### Set problem:
Transcribe only the part of the material below that begins at the line containing "What matplotlib code" and ends at the line containing "TICK_FONT = 'Liberation Serif'", with both kept and images left out.

### Material shown:

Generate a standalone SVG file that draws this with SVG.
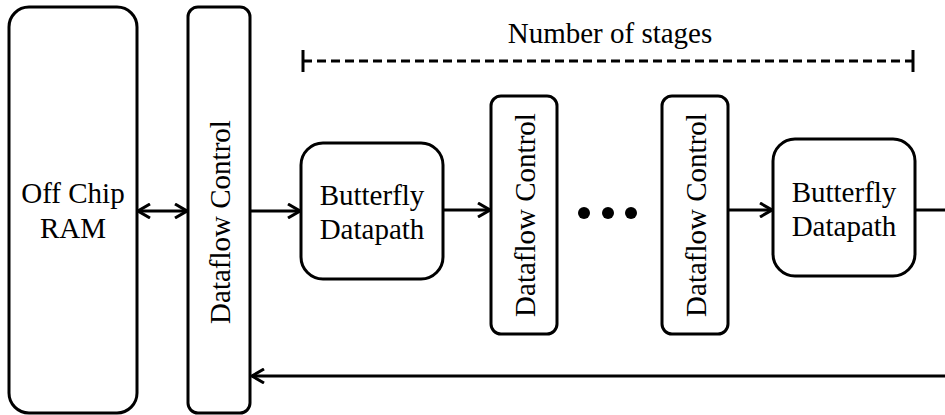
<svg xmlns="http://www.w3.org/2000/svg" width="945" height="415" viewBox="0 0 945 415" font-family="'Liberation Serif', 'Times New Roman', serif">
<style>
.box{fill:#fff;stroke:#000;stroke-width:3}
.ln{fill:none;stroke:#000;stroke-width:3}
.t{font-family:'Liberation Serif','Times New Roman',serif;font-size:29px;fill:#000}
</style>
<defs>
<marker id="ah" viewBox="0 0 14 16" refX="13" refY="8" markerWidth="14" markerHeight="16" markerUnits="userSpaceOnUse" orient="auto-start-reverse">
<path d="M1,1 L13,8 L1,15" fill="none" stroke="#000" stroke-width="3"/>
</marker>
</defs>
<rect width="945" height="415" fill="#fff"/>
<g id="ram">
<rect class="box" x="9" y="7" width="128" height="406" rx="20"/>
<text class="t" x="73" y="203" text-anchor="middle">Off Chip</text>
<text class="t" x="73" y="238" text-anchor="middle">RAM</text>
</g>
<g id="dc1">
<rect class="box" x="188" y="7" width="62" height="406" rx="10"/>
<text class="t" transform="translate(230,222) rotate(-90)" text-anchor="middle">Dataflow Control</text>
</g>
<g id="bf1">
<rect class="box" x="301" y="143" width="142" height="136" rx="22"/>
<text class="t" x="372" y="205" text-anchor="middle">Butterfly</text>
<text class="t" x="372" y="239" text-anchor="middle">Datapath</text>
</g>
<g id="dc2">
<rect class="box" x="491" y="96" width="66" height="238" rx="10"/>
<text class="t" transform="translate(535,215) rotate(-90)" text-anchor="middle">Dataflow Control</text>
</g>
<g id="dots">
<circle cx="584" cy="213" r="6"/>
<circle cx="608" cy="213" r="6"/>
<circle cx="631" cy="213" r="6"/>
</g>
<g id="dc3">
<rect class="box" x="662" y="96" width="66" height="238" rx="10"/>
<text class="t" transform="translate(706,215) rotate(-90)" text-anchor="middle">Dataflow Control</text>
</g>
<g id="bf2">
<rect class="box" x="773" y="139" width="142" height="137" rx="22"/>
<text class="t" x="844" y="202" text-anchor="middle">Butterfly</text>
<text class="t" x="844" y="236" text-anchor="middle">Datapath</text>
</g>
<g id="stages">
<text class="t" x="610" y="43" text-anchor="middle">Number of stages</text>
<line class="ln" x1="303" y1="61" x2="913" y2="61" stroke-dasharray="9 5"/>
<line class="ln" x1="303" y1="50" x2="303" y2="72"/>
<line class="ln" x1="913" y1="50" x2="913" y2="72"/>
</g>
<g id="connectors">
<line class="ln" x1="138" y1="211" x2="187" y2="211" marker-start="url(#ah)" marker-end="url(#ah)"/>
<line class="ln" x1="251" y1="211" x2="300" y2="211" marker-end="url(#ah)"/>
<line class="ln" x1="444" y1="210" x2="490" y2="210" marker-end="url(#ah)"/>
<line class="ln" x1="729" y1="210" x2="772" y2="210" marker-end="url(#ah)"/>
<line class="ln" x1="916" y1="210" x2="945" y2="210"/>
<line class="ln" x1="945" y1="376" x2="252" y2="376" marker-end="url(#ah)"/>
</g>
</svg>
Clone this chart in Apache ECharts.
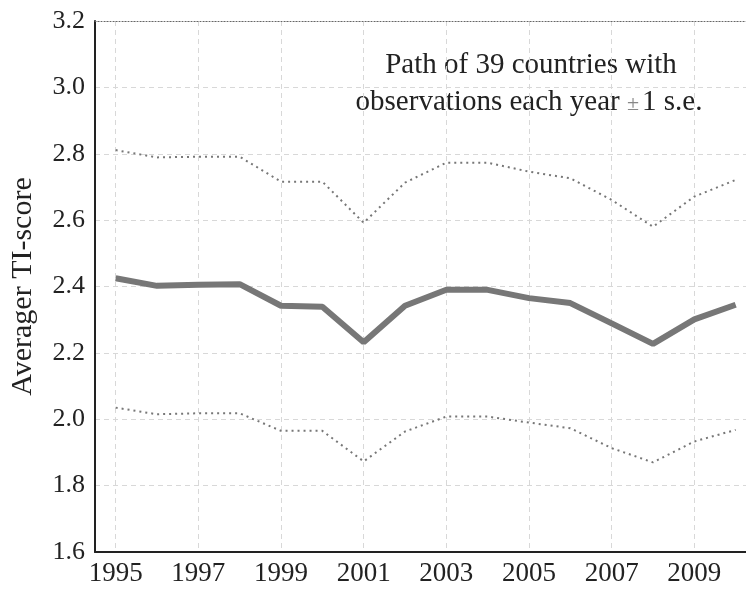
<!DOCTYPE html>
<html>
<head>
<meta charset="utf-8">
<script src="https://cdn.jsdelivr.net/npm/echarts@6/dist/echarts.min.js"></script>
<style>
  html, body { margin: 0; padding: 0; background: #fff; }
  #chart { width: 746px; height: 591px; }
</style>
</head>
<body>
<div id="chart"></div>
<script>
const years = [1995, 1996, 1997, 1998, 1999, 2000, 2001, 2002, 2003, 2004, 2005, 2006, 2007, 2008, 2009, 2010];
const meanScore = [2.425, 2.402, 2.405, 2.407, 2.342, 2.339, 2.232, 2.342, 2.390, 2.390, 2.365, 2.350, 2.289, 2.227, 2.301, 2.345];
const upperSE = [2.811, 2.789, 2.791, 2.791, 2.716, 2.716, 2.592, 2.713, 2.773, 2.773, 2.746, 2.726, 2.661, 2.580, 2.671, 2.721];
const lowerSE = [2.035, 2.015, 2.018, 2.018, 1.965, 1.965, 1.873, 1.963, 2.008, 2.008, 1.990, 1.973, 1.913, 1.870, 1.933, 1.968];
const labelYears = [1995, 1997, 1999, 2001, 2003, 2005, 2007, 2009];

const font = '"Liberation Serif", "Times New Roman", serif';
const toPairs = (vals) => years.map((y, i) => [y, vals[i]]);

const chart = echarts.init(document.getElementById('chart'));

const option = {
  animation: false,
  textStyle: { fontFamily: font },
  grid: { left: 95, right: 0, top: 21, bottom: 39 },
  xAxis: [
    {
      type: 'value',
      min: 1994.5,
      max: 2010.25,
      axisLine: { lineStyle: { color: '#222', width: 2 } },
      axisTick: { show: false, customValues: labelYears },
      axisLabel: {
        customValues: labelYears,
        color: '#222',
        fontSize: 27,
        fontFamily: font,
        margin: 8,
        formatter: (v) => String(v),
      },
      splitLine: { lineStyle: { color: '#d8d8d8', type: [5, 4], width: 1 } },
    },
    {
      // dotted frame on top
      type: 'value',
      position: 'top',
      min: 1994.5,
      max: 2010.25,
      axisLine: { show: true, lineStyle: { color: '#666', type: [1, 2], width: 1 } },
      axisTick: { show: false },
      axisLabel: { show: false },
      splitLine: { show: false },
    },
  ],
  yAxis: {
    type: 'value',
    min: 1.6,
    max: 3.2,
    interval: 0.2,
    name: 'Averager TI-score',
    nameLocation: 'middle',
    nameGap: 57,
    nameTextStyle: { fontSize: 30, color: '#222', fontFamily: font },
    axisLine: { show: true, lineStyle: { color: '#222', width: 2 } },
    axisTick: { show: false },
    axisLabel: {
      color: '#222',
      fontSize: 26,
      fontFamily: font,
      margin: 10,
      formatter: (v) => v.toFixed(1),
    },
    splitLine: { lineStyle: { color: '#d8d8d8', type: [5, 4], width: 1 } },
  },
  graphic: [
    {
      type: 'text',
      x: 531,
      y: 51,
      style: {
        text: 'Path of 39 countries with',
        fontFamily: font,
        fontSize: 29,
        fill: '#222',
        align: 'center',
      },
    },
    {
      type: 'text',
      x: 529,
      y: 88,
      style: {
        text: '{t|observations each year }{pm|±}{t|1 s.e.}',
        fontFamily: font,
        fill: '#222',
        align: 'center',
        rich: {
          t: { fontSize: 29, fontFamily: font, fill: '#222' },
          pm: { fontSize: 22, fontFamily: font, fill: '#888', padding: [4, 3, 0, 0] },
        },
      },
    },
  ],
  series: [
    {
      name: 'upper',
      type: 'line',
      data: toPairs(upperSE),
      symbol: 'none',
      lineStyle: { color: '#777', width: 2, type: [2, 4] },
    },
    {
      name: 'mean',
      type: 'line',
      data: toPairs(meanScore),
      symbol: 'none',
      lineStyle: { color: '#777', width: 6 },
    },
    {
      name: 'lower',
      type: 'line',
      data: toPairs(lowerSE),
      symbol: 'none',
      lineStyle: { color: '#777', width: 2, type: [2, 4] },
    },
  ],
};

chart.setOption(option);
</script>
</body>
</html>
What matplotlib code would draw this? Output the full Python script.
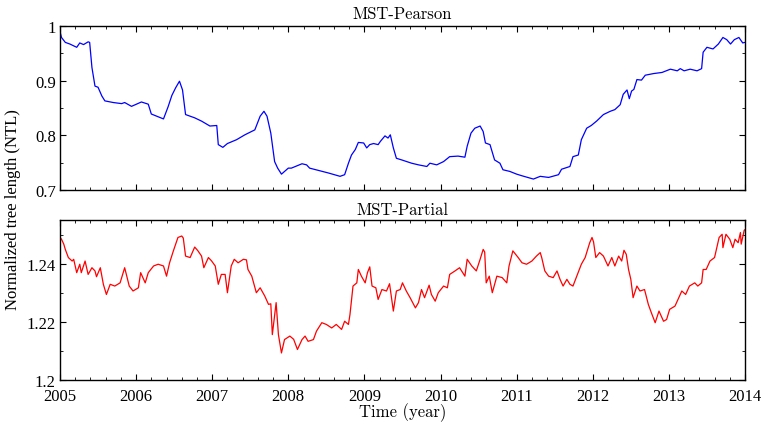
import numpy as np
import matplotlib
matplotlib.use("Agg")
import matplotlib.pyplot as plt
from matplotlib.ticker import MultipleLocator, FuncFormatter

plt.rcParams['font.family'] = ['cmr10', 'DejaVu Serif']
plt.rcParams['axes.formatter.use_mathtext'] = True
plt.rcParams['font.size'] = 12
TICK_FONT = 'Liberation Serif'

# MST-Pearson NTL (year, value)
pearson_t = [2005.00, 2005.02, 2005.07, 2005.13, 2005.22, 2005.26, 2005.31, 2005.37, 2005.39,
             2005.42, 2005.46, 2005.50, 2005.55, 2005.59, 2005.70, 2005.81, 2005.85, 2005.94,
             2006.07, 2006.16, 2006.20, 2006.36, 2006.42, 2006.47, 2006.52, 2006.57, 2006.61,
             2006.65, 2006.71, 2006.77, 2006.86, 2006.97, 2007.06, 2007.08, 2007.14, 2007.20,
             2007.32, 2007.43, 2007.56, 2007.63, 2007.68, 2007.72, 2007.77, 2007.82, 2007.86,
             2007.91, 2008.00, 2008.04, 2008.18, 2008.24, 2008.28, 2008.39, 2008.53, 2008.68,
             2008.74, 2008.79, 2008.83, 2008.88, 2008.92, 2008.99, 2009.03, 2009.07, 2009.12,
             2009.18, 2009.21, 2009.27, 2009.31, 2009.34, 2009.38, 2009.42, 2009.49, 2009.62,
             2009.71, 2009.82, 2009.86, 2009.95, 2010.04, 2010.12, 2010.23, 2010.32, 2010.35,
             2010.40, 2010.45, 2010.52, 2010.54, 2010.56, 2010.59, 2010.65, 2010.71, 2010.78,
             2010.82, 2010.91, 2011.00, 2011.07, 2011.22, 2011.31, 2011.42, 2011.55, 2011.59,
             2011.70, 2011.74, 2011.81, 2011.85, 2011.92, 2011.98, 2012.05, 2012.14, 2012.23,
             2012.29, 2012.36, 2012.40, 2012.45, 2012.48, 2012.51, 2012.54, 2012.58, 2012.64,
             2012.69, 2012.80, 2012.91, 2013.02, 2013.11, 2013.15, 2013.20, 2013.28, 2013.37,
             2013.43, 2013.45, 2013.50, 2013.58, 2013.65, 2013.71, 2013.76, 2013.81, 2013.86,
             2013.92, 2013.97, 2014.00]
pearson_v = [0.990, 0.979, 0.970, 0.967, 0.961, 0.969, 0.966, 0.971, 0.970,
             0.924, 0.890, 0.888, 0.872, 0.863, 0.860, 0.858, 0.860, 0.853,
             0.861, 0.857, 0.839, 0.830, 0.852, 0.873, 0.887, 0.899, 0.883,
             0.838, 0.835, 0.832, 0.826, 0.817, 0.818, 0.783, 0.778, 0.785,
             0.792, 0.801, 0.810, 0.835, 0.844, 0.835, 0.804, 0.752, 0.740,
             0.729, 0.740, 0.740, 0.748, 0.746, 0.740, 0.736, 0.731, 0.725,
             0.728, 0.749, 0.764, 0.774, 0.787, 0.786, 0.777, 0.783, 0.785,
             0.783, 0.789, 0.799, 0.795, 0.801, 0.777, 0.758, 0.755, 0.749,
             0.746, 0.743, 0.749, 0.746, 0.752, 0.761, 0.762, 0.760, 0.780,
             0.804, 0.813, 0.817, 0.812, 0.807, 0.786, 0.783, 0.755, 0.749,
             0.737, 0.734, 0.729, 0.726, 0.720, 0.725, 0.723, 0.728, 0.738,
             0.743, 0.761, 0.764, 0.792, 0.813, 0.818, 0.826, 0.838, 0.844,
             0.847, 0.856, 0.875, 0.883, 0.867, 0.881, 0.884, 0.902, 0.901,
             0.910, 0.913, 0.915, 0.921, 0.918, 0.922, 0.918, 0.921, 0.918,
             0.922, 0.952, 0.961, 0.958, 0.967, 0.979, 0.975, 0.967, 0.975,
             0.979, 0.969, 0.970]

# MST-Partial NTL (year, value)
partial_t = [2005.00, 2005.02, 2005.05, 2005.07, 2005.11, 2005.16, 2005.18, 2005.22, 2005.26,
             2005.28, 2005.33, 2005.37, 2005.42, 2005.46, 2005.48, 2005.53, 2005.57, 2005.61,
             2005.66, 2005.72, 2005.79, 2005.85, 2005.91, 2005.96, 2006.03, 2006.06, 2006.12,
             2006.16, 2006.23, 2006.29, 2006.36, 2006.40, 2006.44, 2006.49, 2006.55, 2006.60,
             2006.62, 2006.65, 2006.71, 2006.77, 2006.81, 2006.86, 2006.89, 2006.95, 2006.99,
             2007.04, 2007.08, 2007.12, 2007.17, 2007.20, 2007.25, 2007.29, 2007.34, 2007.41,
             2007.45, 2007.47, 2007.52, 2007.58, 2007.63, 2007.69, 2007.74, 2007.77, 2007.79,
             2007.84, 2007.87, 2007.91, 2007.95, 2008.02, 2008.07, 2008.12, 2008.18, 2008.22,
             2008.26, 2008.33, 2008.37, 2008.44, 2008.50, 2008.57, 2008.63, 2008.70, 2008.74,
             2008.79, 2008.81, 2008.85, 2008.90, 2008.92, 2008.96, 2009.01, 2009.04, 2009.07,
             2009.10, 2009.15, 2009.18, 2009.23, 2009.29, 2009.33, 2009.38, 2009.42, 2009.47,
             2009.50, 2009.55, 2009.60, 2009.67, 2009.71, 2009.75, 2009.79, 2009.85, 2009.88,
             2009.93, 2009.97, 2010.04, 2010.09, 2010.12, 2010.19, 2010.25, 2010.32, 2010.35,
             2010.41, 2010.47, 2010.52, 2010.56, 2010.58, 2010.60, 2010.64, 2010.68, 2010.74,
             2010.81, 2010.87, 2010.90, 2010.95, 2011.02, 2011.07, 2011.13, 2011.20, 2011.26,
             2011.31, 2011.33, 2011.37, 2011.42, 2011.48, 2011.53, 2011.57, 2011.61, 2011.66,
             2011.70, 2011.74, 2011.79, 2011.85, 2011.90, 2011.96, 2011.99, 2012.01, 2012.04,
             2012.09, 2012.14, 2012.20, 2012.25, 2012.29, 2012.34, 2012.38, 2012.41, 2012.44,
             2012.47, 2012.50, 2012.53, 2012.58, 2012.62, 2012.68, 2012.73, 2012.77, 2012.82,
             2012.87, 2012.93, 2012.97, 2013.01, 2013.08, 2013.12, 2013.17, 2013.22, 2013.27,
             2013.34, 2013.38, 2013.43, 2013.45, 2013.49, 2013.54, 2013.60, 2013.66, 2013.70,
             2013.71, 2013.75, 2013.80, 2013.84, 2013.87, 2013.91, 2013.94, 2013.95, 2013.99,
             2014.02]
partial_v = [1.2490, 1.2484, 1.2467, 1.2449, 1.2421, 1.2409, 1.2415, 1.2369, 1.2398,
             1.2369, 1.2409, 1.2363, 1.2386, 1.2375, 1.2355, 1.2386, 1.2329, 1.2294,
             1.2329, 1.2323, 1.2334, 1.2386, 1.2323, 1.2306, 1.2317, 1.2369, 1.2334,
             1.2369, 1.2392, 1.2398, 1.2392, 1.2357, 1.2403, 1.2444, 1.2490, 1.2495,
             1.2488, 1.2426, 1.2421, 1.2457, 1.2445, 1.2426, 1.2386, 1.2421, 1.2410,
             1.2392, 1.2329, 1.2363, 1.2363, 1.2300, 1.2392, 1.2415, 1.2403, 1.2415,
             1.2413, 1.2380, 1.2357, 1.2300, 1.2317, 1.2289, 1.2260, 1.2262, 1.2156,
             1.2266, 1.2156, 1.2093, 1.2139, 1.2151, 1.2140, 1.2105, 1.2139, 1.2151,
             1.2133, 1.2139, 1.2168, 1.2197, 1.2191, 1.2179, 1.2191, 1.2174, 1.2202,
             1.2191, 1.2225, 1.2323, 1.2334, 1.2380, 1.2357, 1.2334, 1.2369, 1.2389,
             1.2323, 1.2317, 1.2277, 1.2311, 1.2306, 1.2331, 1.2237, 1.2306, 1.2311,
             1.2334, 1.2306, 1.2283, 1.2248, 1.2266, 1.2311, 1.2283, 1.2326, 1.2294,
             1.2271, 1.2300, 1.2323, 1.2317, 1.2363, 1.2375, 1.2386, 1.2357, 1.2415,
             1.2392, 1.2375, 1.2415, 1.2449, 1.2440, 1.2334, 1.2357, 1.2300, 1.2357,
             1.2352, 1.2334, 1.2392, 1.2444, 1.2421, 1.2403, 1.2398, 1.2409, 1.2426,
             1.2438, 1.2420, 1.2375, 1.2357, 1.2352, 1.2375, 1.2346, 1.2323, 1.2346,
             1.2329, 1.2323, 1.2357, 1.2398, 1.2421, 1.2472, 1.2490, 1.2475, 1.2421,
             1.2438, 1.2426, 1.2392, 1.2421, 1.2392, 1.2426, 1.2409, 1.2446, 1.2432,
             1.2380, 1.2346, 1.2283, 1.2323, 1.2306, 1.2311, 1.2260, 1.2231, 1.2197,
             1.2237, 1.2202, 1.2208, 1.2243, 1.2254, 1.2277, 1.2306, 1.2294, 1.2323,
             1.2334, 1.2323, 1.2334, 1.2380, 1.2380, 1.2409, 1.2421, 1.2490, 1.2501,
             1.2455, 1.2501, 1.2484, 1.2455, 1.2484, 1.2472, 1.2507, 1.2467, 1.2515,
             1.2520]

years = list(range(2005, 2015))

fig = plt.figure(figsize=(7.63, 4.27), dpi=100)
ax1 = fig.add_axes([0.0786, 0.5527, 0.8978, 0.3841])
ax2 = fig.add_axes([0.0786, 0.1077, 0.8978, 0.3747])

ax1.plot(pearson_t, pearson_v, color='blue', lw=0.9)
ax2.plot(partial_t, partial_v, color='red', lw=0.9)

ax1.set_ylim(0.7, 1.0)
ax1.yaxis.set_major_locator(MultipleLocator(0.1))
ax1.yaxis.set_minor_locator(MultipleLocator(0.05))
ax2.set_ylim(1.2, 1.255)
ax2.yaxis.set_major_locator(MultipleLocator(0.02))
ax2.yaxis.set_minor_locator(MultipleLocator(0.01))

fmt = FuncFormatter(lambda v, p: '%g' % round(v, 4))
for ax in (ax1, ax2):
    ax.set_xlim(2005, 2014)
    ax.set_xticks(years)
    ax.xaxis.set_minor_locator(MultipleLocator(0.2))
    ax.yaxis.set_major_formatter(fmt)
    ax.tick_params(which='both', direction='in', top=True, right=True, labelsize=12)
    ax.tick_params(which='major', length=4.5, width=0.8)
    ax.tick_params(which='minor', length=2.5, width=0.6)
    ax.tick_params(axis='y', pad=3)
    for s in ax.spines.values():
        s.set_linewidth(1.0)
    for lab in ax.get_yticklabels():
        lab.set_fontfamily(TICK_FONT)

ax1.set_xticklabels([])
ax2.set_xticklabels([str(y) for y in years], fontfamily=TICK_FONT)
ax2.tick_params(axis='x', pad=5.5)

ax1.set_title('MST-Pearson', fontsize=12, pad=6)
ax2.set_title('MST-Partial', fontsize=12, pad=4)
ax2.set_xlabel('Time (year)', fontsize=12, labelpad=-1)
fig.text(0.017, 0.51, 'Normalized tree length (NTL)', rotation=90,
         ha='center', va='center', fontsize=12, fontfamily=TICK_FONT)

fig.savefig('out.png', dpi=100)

### Final result:
What matplotlib code would draw this? Output the full Python script.
import numpy as np
import matplotlib
matplotlib.use("Agg")
import matplotlib.pyplot as plt
from matplotlib.ticker import MultipleLocator, FuncFormatter

plt.rcParams['font.family'] = ['cmr10', 'DejaVu Serif']
plt.rcParams['axes.formatter.use_mathtext'] = True
plt.rcParams['font.size'] = 12
TICK_FONT = 'Liberation Serif'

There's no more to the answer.